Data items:

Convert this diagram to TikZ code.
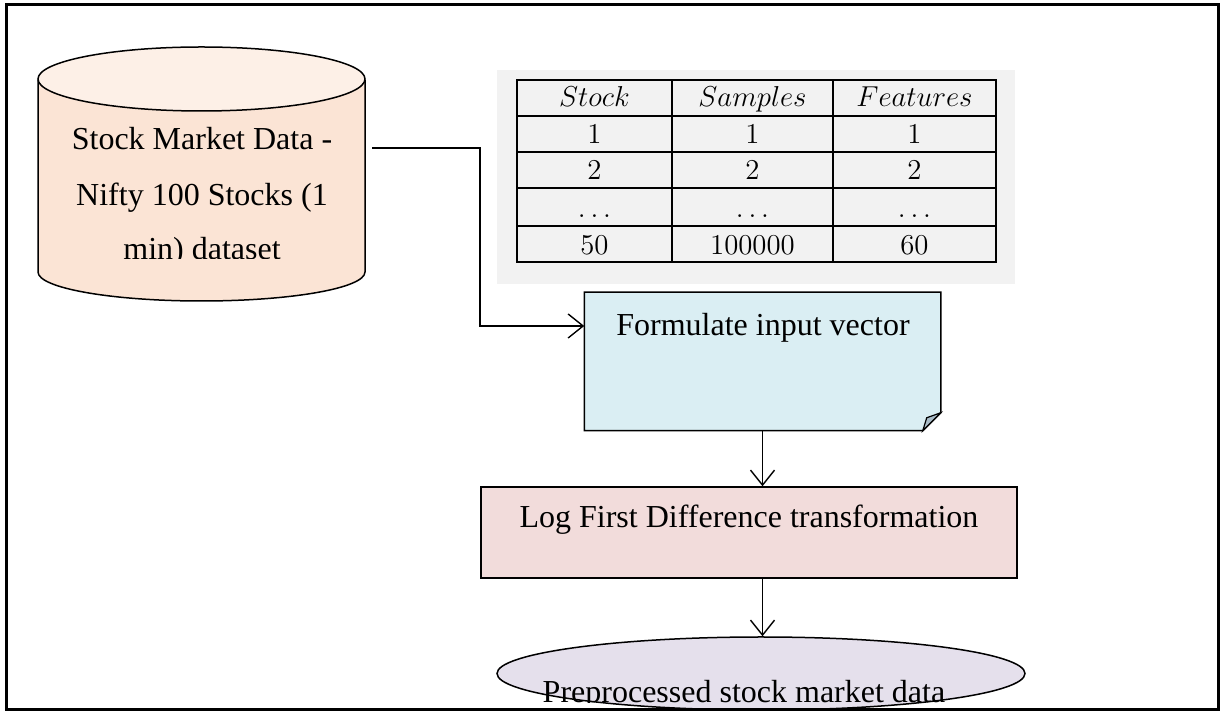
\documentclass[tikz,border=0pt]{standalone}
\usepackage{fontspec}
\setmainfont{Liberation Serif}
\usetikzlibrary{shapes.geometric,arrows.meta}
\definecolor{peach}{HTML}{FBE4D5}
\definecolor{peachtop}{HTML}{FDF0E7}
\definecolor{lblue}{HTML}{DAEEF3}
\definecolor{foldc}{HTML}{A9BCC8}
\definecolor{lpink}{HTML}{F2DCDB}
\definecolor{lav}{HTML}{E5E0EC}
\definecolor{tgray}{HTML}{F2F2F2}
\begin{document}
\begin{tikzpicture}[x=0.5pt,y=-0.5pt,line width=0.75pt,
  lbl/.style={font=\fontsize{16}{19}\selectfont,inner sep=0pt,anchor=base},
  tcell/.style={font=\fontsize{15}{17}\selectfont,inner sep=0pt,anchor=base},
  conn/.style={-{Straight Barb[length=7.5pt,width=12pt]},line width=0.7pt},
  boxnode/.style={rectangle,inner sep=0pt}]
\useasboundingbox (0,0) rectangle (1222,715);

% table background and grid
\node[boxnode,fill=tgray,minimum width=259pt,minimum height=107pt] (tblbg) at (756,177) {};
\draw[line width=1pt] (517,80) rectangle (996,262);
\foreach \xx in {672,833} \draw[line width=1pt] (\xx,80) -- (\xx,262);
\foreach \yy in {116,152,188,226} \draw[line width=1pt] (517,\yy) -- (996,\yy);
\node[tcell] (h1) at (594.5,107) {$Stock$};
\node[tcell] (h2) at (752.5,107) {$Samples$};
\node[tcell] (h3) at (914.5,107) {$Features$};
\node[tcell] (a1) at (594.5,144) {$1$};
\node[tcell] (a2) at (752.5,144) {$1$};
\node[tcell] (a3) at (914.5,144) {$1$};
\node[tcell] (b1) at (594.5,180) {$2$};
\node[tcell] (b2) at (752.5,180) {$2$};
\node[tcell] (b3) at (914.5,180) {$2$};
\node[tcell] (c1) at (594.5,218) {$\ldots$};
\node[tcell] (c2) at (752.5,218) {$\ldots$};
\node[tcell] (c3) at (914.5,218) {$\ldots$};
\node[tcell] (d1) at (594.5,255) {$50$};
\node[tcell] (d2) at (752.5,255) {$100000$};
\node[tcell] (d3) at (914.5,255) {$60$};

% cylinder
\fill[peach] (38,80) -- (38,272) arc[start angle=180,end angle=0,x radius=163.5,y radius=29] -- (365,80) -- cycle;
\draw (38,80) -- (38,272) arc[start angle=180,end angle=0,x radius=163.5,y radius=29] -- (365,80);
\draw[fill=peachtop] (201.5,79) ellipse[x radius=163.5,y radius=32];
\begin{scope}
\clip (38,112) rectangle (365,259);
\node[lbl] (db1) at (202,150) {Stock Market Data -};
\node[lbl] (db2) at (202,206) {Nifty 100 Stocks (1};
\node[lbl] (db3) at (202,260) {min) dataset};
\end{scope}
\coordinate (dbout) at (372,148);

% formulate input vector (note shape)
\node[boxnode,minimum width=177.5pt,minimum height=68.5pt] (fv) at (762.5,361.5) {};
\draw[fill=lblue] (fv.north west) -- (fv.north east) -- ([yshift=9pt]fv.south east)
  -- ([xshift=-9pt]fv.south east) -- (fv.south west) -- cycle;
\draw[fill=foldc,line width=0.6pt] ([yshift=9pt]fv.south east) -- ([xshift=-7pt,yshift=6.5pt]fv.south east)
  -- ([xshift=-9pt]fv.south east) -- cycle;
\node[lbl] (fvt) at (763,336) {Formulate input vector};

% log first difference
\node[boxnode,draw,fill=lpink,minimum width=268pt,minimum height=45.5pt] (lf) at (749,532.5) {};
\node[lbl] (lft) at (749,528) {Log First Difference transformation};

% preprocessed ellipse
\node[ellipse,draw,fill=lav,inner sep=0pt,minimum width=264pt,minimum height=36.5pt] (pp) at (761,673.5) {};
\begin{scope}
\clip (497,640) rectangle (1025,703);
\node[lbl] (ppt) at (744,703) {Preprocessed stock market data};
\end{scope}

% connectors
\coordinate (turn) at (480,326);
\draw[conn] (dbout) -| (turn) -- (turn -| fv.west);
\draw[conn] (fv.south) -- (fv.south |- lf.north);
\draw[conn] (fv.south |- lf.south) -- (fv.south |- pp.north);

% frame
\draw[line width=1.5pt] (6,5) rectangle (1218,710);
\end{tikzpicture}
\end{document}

==

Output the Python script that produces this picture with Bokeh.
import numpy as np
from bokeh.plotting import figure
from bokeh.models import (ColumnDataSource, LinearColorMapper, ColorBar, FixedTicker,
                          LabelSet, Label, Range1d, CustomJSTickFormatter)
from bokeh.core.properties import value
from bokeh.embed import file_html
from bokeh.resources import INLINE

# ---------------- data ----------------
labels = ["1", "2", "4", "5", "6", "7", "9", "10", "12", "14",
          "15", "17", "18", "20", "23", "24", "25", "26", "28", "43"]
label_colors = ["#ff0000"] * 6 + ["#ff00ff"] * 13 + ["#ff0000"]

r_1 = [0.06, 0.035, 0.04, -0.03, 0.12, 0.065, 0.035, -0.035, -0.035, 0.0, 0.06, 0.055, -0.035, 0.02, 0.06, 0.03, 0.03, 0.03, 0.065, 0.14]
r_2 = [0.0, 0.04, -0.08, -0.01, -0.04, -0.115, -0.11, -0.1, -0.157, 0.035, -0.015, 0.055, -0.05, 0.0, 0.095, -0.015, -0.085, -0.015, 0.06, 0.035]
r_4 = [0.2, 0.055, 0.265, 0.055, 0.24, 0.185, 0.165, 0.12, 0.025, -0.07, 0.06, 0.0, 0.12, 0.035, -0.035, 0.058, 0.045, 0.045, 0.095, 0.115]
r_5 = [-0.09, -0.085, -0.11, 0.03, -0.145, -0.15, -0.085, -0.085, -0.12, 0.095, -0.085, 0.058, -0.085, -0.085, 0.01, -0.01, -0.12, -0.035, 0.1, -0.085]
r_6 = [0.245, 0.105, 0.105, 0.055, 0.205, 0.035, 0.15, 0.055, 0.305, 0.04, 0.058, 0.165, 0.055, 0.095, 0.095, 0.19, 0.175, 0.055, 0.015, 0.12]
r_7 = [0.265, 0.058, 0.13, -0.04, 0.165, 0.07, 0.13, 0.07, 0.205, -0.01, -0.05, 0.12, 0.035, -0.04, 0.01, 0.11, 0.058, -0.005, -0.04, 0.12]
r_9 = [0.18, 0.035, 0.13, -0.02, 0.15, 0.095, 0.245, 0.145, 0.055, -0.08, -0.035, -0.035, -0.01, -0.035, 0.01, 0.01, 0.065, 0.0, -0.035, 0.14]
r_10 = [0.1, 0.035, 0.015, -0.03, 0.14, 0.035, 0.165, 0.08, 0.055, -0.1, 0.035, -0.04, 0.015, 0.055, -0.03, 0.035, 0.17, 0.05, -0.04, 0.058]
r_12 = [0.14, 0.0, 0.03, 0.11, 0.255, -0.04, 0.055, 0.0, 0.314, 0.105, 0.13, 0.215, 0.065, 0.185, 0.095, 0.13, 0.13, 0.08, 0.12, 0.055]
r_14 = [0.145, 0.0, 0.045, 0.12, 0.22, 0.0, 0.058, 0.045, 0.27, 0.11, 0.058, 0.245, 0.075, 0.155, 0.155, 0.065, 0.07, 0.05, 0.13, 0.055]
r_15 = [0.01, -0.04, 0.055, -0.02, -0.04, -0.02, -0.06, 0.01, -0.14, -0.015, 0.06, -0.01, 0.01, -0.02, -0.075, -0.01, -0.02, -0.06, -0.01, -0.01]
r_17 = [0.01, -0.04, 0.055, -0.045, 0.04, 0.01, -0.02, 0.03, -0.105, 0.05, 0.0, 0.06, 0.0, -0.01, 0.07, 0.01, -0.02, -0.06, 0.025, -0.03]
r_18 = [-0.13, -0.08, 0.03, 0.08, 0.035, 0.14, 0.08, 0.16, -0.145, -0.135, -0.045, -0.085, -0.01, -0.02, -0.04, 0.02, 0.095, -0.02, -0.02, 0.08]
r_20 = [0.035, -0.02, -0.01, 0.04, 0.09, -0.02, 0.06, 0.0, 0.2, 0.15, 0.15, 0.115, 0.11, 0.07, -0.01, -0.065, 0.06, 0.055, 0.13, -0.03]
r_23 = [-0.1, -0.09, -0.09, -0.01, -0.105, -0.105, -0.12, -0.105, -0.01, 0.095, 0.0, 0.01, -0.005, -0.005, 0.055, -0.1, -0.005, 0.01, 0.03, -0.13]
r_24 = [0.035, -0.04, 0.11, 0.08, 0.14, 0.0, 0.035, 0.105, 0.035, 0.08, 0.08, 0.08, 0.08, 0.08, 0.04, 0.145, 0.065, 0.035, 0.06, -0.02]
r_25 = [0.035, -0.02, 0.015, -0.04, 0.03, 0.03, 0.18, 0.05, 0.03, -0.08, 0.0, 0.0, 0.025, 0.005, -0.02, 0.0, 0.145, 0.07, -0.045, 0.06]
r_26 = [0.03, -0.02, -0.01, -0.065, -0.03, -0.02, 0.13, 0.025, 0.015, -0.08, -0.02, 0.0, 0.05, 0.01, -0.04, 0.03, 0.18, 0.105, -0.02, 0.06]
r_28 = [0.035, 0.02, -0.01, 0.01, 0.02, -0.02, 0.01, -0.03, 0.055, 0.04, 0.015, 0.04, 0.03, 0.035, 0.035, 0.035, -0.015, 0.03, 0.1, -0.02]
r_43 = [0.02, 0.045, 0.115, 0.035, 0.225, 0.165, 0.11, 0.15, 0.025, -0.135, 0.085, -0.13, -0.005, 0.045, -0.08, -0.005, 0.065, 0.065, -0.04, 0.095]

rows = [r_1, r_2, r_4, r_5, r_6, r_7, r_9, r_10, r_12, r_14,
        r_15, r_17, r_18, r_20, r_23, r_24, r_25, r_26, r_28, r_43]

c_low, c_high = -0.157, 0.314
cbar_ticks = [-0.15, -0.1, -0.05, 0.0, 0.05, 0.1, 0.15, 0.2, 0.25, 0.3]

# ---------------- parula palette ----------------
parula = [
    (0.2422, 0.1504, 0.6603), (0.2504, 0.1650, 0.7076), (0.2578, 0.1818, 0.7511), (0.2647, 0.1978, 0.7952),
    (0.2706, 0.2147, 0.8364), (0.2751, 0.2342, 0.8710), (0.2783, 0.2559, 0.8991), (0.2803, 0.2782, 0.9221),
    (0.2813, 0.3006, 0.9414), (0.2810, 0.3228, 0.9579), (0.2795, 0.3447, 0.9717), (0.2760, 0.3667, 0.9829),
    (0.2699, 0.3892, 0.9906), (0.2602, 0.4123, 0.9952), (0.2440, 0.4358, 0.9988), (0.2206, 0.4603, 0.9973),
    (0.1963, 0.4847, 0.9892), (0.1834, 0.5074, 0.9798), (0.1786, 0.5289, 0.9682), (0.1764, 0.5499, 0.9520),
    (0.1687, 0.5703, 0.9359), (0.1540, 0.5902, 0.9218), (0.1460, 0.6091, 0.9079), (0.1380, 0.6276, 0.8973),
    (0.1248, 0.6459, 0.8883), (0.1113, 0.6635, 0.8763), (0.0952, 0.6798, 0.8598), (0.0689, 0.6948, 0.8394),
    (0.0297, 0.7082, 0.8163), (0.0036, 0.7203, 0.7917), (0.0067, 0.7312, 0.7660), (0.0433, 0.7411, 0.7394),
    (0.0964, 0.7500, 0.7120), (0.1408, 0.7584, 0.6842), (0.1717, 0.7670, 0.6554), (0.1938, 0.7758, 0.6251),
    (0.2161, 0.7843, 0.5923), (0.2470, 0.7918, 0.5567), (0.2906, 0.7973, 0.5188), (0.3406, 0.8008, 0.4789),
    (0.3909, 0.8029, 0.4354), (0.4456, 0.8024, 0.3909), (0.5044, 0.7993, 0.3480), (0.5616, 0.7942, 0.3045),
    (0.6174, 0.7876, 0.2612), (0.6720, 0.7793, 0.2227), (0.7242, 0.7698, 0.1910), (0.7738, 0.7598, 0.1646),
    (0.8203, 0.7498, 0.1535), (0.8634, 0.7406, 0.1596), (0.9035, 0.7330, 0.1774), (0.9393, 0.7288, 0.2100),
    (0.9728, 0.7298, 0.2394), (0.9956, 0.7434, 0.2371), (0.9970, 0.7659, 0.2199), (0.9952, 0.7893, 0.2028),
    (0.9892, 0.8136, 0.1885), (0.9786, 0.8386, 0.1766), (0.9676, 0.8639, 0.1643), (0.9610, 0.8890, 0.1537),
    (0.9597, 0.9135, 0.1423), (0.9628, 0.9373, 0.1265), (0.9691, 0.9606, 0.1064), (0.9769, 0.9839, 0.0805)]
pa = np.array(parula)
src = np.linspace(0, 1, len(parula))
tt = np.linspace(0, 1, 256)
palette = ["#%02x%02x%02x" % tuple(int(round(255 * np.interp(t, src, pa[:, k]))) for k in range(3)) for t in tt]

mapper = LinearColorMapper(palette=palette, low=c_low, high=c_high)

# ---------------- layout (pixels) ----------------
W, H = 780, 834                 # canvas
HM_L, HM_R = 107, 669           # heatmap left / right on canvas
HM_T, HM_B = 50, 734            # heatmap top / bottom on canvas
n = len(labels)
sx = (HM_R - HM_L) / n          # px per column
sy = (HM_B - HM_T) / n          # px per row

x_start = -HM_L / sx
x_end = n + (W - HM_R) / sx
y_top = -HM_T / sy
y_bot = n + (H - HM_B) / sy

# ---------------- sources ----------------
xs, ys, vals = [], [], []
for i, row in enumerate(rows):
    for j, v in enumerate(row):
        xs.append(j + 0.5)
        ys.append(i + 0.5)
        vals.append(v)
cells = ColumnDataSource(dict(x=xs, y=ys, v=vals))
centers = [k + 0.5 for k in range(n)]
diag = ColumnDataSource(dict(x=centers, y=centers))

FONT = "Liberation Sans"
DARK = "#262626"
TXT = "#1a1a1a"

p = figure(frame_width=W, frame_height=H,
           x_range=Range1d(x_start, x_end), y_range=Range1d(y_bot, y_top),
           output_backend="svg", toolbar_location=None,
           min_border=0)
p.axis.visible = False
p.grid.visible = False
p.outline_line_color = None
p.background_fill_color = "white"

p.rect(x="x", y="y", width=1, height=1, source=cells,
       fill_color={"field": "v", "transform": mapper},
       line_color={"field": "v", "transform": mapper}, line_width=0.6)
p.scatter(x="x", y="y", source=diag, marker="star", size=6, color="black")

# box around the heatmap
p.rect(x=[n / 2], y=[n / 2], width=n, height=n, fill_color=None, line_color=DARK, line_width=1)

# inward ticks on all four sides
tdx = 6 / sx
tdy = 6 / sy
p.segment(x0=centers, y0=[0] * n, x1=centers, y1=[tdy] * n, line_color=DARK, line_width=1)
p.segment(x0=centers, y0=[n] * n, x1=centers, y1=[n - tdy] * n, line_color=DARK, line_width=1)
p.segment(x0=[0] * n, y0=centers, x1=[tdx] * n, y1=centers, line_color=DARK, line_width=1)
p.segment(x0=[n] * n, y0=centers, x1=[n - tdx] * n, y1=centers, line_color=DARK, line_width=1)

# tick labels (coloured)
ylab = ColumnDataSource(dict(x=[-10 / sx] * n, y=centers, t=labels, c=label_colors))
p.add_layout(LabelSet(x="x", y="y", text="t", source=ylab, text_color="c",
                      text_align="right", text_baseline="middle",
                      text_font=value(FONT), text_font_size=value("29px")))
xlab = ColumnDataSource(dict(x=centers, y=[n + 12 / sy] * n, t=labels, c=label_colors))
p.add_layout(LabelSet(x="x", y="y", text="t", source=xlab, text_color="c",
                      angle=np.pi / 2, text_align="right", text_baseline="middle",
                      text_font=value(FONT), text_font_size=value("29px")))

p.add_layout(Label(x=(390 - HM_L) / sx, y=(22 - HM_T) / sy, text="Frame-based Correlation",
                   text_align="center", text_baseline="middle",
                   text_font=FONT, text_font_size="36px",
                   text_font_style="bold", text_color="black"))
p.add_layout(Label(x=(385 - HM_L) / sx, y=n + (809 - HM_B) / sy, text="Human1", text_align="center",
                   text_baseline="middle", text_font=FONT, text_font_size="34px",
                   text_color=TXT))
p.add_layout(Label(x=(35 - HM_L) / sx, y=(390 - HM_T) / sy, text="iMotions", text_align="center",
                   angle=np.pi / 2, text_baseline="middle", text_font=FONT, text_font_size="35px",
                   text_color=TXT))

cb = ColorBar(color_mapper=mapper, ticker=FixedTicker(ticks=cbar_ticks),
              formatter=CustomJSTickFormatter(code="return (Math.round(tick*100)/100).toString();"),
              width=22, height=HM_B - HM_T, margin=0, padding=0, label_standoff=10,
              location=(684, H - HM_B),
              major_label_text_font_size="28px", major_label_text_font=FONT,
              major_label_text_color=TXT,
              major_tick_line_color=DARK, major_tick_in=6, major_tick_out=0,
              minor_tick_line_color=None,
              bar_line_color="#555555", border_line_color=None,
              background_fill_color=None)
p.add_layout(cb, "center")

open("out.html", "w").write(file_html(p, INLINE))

- TASK TO CARRY OUT
Show every line that contains the word "code".

- WORKED ANSWER
Convert this diagram to TikZ code.
              formatter=CustomJSTickFormatter(code="return (Math.round(tick*100)/100).toString();"),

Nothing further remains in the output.